From mboxrd@z Thu Jan  1 00:00:00 1970
From: John Robinson <john.robinson@anonymous.org.uk>
Subject: Re: mdadm / force parity checking of blocks on all reads?
Date: Fri, 18 Feb 2011 12:07:04 +0000
Message-ID: <4D5E60E8.2070509@anonymous.org.uk>
References: <4D5DD3C0.3020804@chaven.com> <20110218142536.04d35fe5@notabene.brown> <4D5E544F.4090707@chaven.com>
Mime-Version: 1.0
Content-Type: text/plain; charset=ISO-8859-1; format=flowed
Content-Transfer-Encoding: 7bit
Return-path: <linux-raid-owner@vger.kernel.org>
In-Reply-To: <4D5E544F.4090707@chaven.com>
Sender: linux-raid-owner@vger.kernel.org
To: Steve Costaras <stevecs@chaven.com>
Cc: NeilBrown <neilb@suse.de>, linux-raid@vger.kernel.org
List-Id: linux-raid.ids

On 18/02/2011 11:13, Steve Costaras wrote:
> On 2011-02-17 21:25, NeilBrown wrote:
>> On Thu, 17 Feb 2011 20:04:48 -0600 Steve Costaras<stevecs@chaven.com>
>> wrote:
>>> I'm looking at alternatives to ZFS since it still has some time to go
>>> for large scale deployment as a kernel-level file system (and brtfs has
>>> years to go). I am running into problems with silent data corruption
>>> with large deployments of disks. Currently no hardware raid vendor
>>> supports T10 DIF (which even if supported would only work w/ SAS/FC
>>> drives anyway) nor does read parity checking.
>> Maybe I'm just naive, but find it impossible to believe that "silent data
>> corruption" is ever acceptable. You should fix or replace your hardware.
>>
>> Yes, I know silent data corruption is theoretically possible at a very
>> low
>> probability and that as you add more and more storage, that
>> probability gets
>> higher and higher.
>>
>> But my point is that the probability of unfixable but detectable
>> corruption
>> will ALWAYS be much (much much) higher than the probability of silent
>> data
>> corruption (on a correctly working system).
>>
>> So if you are getting unfixable errors reported on some component,
>> replace
>> that component. And if you aren't then ask your vender to replace the
>> system, because it is broken.
>>
>>
> Would love to, do you have the home phone #'s of all the drive
> manufacturer's CTO's so I can talk to them?
> It's a fact of life across /ALL/ drives. This is 'SILENT' corruption,
> i.e. it's not reported by anything in the I/O chain as all systems
> 'assume' the data is good in the request. This concept has been proved
> flawed.
>
> You can discover this by running (like we do here, sha1 hashes of all
> files and compare them over time). We find on our 40TB arrays (this on
> drives w/ 10^15 BER and 1TB drives (seagate & hitachi) about 1-2
> mis-matches per month.

I thought the BER was for reported uncorrectable errors? Or it might 
include the silent ones but they ought to be thousands or possibly 
millions of times rarer - I don't know what ECC techniques they're using 
but presumably the manufacturers presumably don't quote a BER for silent 
corruption?

I did some sums a while ago and found that with current drives you've an 
evens chance of getting a bit error with every ~43TB you read, with a 1 
in 10^15 BER. I assumed that the drive would report it, allowing md or 
any other RAID setup to reconstruct the data and re-write it.
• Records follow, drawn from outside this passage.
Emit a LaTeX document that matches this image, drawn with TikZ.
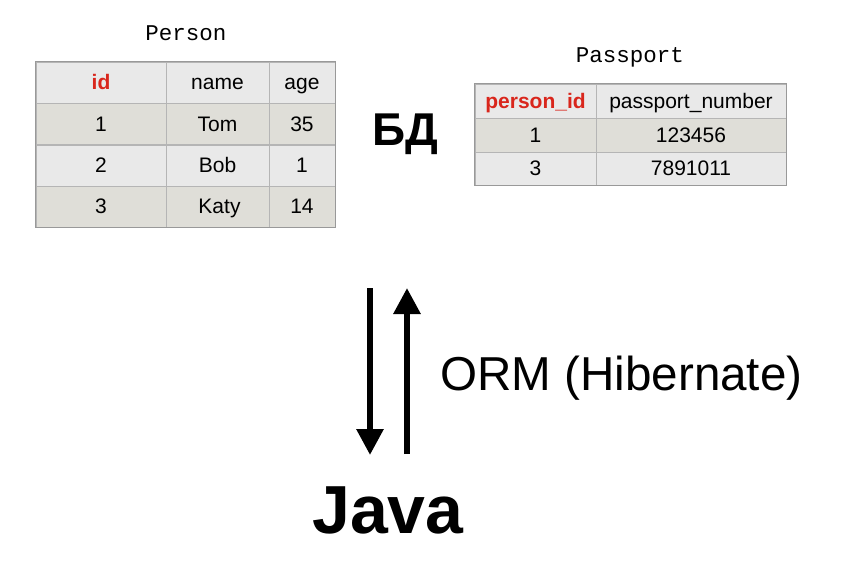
\documentclass[tikz,border=0pt]{standalone}
\usepackage{fontspec}
\setmainfont{Liberation Sans}
\setmonofont{Liberation Mono}
\usetikzlibrary{positioning}
\usetikzlibrary{arrows.meta}
\definecolor{celllight}{HTML}{E9E9E9}
\definecolor{celldark}{HTML}{DFDED8}
\definecolor{cellline}{HTML}{B5B5B5}
\definecolor{keyred}{HTML}{D9261C}

\tikzset{
  cell/.style={draw=cellline, line width=0.8pt, inner sep=0pt, text height=15pt, text depth=0pt,
    font=\fontsize{21}{25}\selectfont},
  light/.style={cell, fill=celllight},
  dark/.style={cell, fill=celldark},
  keycol/.style={text=keyred, font=\bfseries\fontsize{21}{25}\selectfont},
  tabletitle/.style={font=\ttfamily\fontsize{22.5}{25}\selectfont, anchor=base},
  bigarrow/.style={line width=6pt, -{Triangle[width=26pt,length=26pt]}}
}

\begin{document}
\begin{tikzpicture}[x=1pt,y=-1pt]
\useasboundingbox (0,0) rectangle (844,567);

\node[tabletitle] (ptitle) at (186,41) {Person};
\node[light,keycol,minimum width=130pt,minimum height=41pt] (p11) at (101,82.5) {id};
\node[light,minimum width=103pt,minimum height=41pt] (p12) at (217.5,82.5) {name};
\node[light,minimum width=66pt,minimum height=41pt] (p13) at (302,82.5) {age};
\node[dark,minimum width=130pt,minimum height=41.5pt] (p21) at (101,124) {1};
\node[dark,minimum width=103pt,minimum height=41.5pt] (p22) at (217.5,124) {Tom};
\node[dark,minimum width=66pt,minimum height=41.5pt] (p23) at (302,124) {35};
\node[light,minimum width=130pt,minimum height=41pt] (p31) at (101,165.5) {2};
\node[light,minimum width=103pt,minimum height=41pt] (p32) at (217.5,165.5) {Bob};
\node[light,minimum width=66pt,minimum height=41pt] (p33) at (302,165.5) {1};
\node[dark,minimum width=130pt,minimum height=41pt] (p41) at (101,206.5) {3};
\node[dark,minimum width=103pt,minimum height=41pt] (p42) at (217.5,206.5) {\hspace{4pt}Katy};
\node[dark,minimum width=66pt,minimum height=41pt] (p43) at (302,206.5) {14};
\draw[draw=gray!80, line width=0.8pt] (p11.north west) rectangle (p43.south east);

\node[tabletitle] (stitle) at (630,63) {Passport};
\node[light,keycol,minimum width=121pt,minimum height=34pt] (s11) at (535.5,101) {person\_id};
\node[light,minimum width=190pt,minimum height=34pt] (s12) at (691,101) {passport\_number};
\node[dark,minimum width=121pt,minimum height=34pt] (s21) at (535.5,135) {1};
\node[dark,minimum width=190pt,minimum height=34pt] (s22) at (691,135) {123456};
\node[light,minimum width=121pt,minimum height=33pt] (s31) at (535.5,168.5) {3};
\node[light,minimum width=190pt,minimum height=33pt] (s32) at (691,168.5) {7891011};
\draw[draw=gray!80, line width=0.8pt] (s11.north west) rectangle (s32.south east);

\node[font=\bfseries\fontsize{46}{50}\selectfont, anchor=base] (db) at (405,146) {БД};

\coordinate (downtop) at (370,288);
\coordinate (downend) at (370,455);
\coordinate (uptop) at (407,288);
\coordinate (upend) at (407,454);
\draw[bigarrow] (downtop) -- (downend);
\draw[bigarrow] (upend) -- (uptop);

\node[font=\fontsize{47.6}{52}\selectfont, anchor=base west, inner sep=0pt] (orm) at (440,390) {ORM (Hibernate)};
\node[font=\bfseries\fontsize{68}{72}\selectfont, anchor=base] (java) at (388,533) {Java};
\end{tikzpicture}
\end{document}
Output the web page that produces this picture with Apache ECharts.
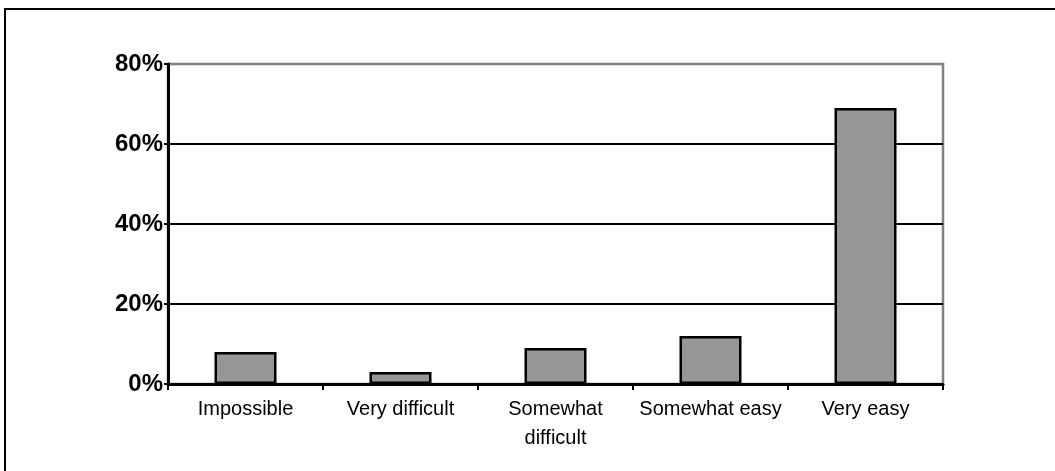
<!DOCTYPE html>
<html>
<head>
<meta charset="utf-8">
<title>Ease of use</title>
<script src="https://cdn.jsdelivr.net/npm/echarts@6/dist/echarts.min.js"></script>
<style>
  html, body { margin: 0; padding: 0; background: #fff; }
  #chart { width: 1055px; height: 471px; }
</style>
</head>
<body>
<div id="chart"></div>
<script>
// Response categories (x axis)
const categories = ['Impossible', 'Very difficult', 'Somewhat\ndifficult', 'Somewhat easy', 'Very easy'];
// Share of respondents, in percent
const shares = [8, 3, 9, 12, 69];
// Value axis range and step
const yMin = 0;
const yMax = 80;
const yStep = 20;

const chart = echarts.init(document.getElementById('chart'), null, { renderer: 'canvas' });

chart.setOption({
  animation: false,
  backgroundColor: '#ffffff',
  graphic: [{
    type: 'rect',
    shape: { x: 5, y: 9, width: 1200, height: 600 },
    style: { fill: 'none', stroke: '#000', lineWidth: 2 },
    silent: true,
    z: 100
  }],
  grid: {
    left: 168, top: 64, right: 112, bottom: 87,
    show: true,
    borderColor: '#808080',
    borderWidth: 2.5,
    backgroundColor: 'transparent'
  },
  xAxis: {
    type: 'category',
    data: categories,
    boundaryGap: true,
    axisLine: { lineStyle: { color: '#000', width: 3 } },
    axisTick: { show: true, length: 6, lineStyle: { color: '#000', width: 2 } },
    axisLabel: {
      color: '#000',
      fontFamily: 'Liberation Sans, Arial, sans-serif',
      fontSize: 20,
      lineHeight: 29,
      margin: 11,
      interval: 0
    },
    splitLine: { show: false }
  },
  yAxis: {
    type: 'value',
    min: yMin,
    max: yMax,
    interval: yStep,
    axisLine: { show: true, lineStyle: { color: '#000', width: 3 } },
    axisTick: { show: true, length: 4, lineStyle: { color: '#000', width: 2 } },
    axisLabel: {
      color: '#000',
      fontFamily: 'Liberation Sans, Arial, sans-serif',
      fontWeight: 'bold',
      fontSize: 24,
      margin: 5,
      formatter: v => v + '%'
    },
    splitLine: {
      show: true,
      showMinLine: false,
      showMaxLine: false,
      lineStyle: { color: '#000', width: 2 }
    }
  },
  series: [{
    type: 'bar',
    data: shares,
    barWidth: '40%',
    itemStyle: { color: '#969696', borderColor: '#000', borderWidth: 2.5 }
  }]
});
</script>
</body>
</html>
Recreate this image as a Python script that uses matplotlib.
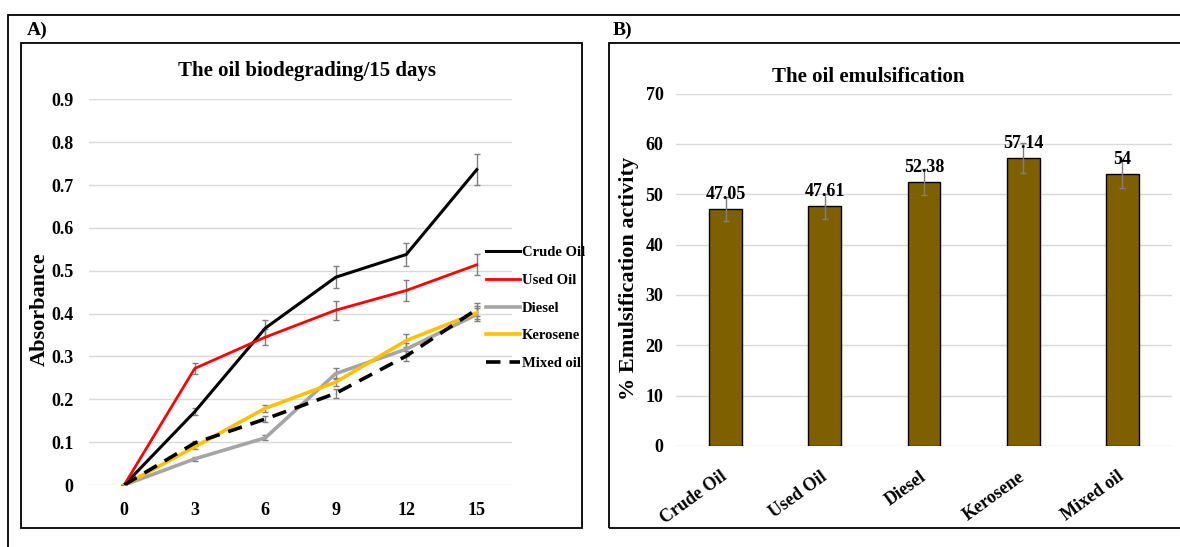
import matplotlib.pyplot as plt
from matplotlib.patches import Rectangle
import numpy as np

plt.rcParams['font.family'] = ['Liberation Serif', 'DejaVu Serif']
plt.rcParams['font.weight'] = 'bold'

# panel A data
days = ['0', '3', '6', '9', '12', '15']
crude_oil = [0, 0.171, 0.366, 0.485, 0.538, 0.736]
crude_err = [0, 0.008, 0.02, 0.025, 0.027, 0.036]
used_oil = [0, 0.272, 0.345, 0.408, 0.454, 0.514]
used_err = [0, 0.012, 0.018, 0.022, 0.024, 0.025]
diesel = [0, 0.061, 0.11, 0.26, 0.317, 0.398]
diesel_err = [0, 0.004, 0.006, 0.012, 0.015, 0.015]
kerosene = [0, 0.089, 0.179, 0.24, 0.337, 0.402]
kerosene_err = [0, 0.005, 0.008, 0.01, 0.015, 0.015]
mixed_oil = [0, 0.098, 0.154, 0.214, 0.301, 0.41]
mixed_err = [0, 0.005, 0.008, 0.01, 0.012, 0.015]

# panel B data
oils = ['Crude Oil', 'Used Oil', 'Diesel', 'Kerosene', 'Mixed oil']
emulsification = [47.05, 47.61, 52.38, 57.14, 54]
emul_err = [2.4, 2.5, 2.6, 3.0, 2.8]
emul_labels = ['47.05', '47.61', '52.38', '57.14', '54']

W, H = 1180, 547
fig = plt.figure(figsize=(W / 100, H / 100), dpi=100)


def fx(px):
    return px / W


def fy(py):
    return 1 - py / H


# frames
fig.patches.append(Rectangle((fx(8), fy(560)), fx(1190) - fx(8), fy(14.5) - fy(560),
                             transform=fig.transFigure, fill=False, lw=1.3, ec='black'))
fig.patches.append(Rectangle((fx(21), fy(528)), fx(582) - fx(21), fy(42.5) - fy(528),
                             transform=fig.transFigure, fill=False, lw=1.3, ec='black'))
fig.patches.append(Rectangle((fx(609), fy(528)), fx(1190) - fx(609), fy(42.5) - fy(528),
                             transform=fig.transFigure, fill=False, lw=1.3, ec='black'))
fig.text(fx(27), fy(30), 'A)', fontsize=14, fontweight='bold', va='center', ha='left')
fig.text(fx(613), fy(30), 'B)', fontsize=14, fontweight='bold', va='center', ha='left')

# ---- panel A
ax_a = fig.add_axes([fx(89), fy(485), fx(512) - fx(89), fy(99.4) - fy(485)])
x = np.arange(len(days))
series = [
    ('Crude Oil', crude_oil, crude_err, 'black', '-', 2.2),
    ('Used Oil', used_oil, used_err, '#FF0000', '-', 2.0),
    ('Diesel', diesel, diesel_err, '#A5A5A5', '-', 2.6),
    ('Kerosene', kerosene, kerosene_err, '#FFC000', '-', 2.6),
    ('Mixed oil', mixed_oil, mixed_err, 'black', (0, (4, 2.5)), 2.6),
]
for label, vals, err, color, ls, lw in series:
    ax_a.errorbar(x, vals, yerr=err, fmt='none', ecolor='#7F7F7F', elinewidth=1,
                  capsize=2.5, capthick=1, zorder=3)
for label, vals, err, color, ls, lw in series:
    ax_a.plot(x, vals, color=color, linestyle=ls, lw=lw, label=label, zorder=4)

ax_a.set_xlim(-0.5, 5.5)
ax_a.set_ylim(0, 0.9)
ax_a.set_xticks(x)
ax_a.set_xticklabels(days)
ax_a.set_yticks(np.arange(0, 0.91, 0.1))
ax_a.set_yticklabels(['0'] + [f'{v:.1f}' for v in np.arange(0.1, 0.91, 0.1)])
ax_a.grid(axis='y', color='#D9D9D9', lw=1)
ax_a.set_axisbelow(True)
for s in ax_a.spines.values():
    s.set_visible(False)
ax_a.tick_params(length=0, labelsize=13)
ax_a.tick_params(axis='y', pad=11)
ax_a.tick_params(axis='x', pad=12)
fig.text(fx(40), fy(309), 'Absorbance', fontsize=16, fontweight='bold',
         rotation=90, ha='center', va='center')
fig.text(fx(307), fy(71), 'The oil biodegrading/15 days', fontsize=15,
         fontweight='bold', ha='center', va='center')
ax_a.legend(loc='center left', bbox_to_anchor=(fx(479), fy(308)),
            bbox_transform=fig.transFigure, frameon=False,
            prop={'size': 10.5, 'weight': 'bold'}, handlelength=2.3,
            handletextpad=0.15, labelspacing=1.0, borderpad=0)

# ---- panel B
ax_b = fig.add_axes([fx(676), fy(446), fx(1172) - fx(676), fy(93.5) - fy(446)])
xb = np.arange(len(oils))
ax_b.bar(xb, emulsification, width=0.33, color='#7F6000', edgecolor='black',
         lw=1, zorder=3)
ax_b.errorbar(xb, emulsification, yerr=emul_err, fmt='none', ecolor='#7F7F7F',
              elinewidth=1, capsize=2.5, capthick=1, zorder=4)
for xi, v, t in zip(xb, emulsification, emul_labels):
    ax_b.text(xi, v + 1.3, t, ha='center', va='bottom', fontsize=13,
              fontweight='bold', zorder=5)
ax_b.set_xlim(-0.5, 4.5)
ax_b.set_ylim(0, 70)
ax_b.set_yticks(np.arange(0, 71, 10))
ax_b.set_xticks(xb)
ax_b.set_xticklabels(oils, rotation=36, ha='right', va='center',
                     rotation_mode='anchor')
ax_b.grid(axis='y', color='#D9D9D9', lw=1)
ax_b.set_axisbelow(True)
for s in ax_b.spines.values():
    s.set_visible(False)
ax_b.tick_params(length=0, labelsize=13)
ax_b.tick_params(axis='y', pad=9)
ax_b.tick_params(axis='x', pad=21)
fig.text(fx(629), fy(278), '% Emulsification activity', fontsize=16,
         fontweight='bold', rotation=90, ha='center', va='center')
fig.text(fx(868), fy(77), 'The oil emulsification', fontsize=15,
         fontweight='bold', ha='center', va='center')

fig.savefig('out.png', dpi=100)
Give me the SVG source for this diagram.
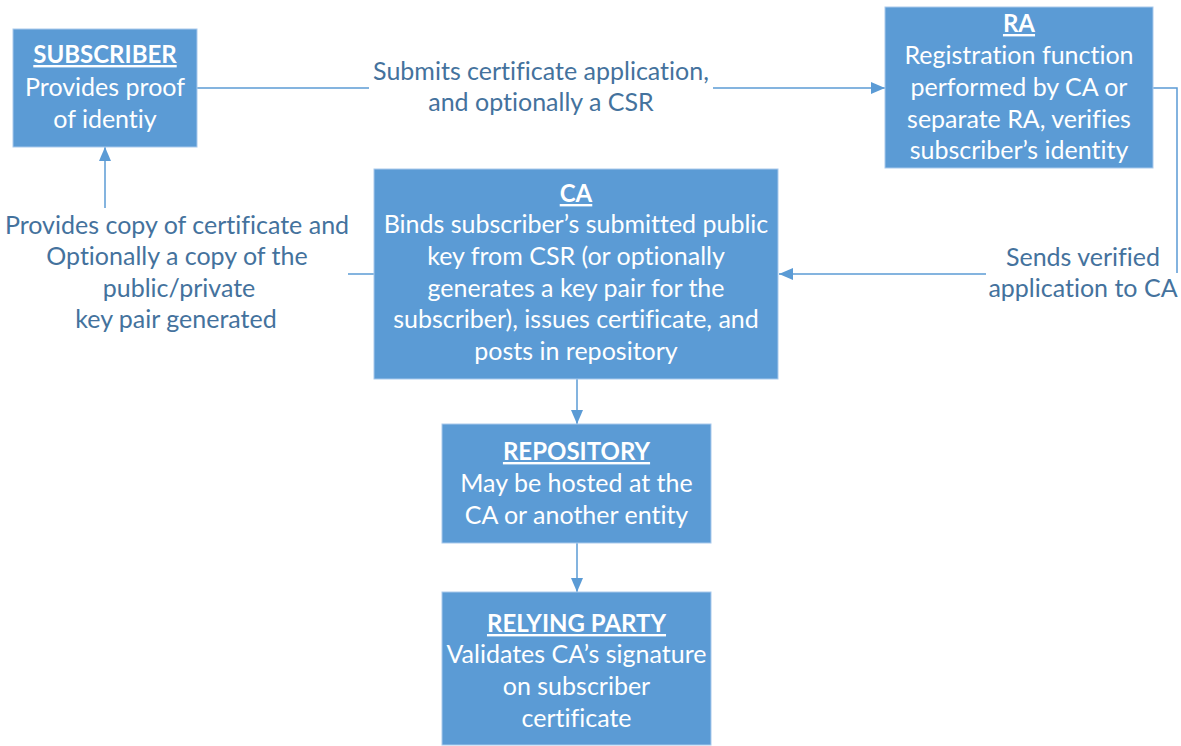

Can you estimate from your usage of your 40TB arrays what your "silent 
BER" is?

[...]
>  The only large capacity
> drive I've found that seems to have some additional protections is the
> Seagate ST32000444SS sas drive as it does ECC checks of each block at
> read time and tries to correct it.

Again in theory don't all drives do ECC all the time to even reach their 
1 in 10^15 BER? Do those Seagates quote a much better BER? Ooh no but 
they do also quote a miscorrected BER of 1 in 10^21, which is something 
I haven't seen quoted before, and they also note that these rates only 
apply with the drive is doing "full read retries", so presumably 
wouldn't apply to a RAID setup using shortened SCT ERC timeouts.

[...]
> This is the real driving factor for ZFS as it does not require T10 DIF
> (fat sectors) or high BER drives (as manufacturers are not making them,
> a lot of 2TB and 3TB drives are rated even at 10^14!!!! ) ZFS works by
> creating it's own raid checksum and checking it on every transaction
> (read/write) at least in regards to this type of problem. This same
> level of assurance can be accomplished by /any/ type of raid as the data
> is also already there but it needs to be checked on every transaction to
> verify it's integrity and if wrong corrected BEFORE handing it to user
> space.
>
> If this is not something that is planned for mdadm then I'm back to
> solaris or freebsd for the mean time until native zfs is up to snuff.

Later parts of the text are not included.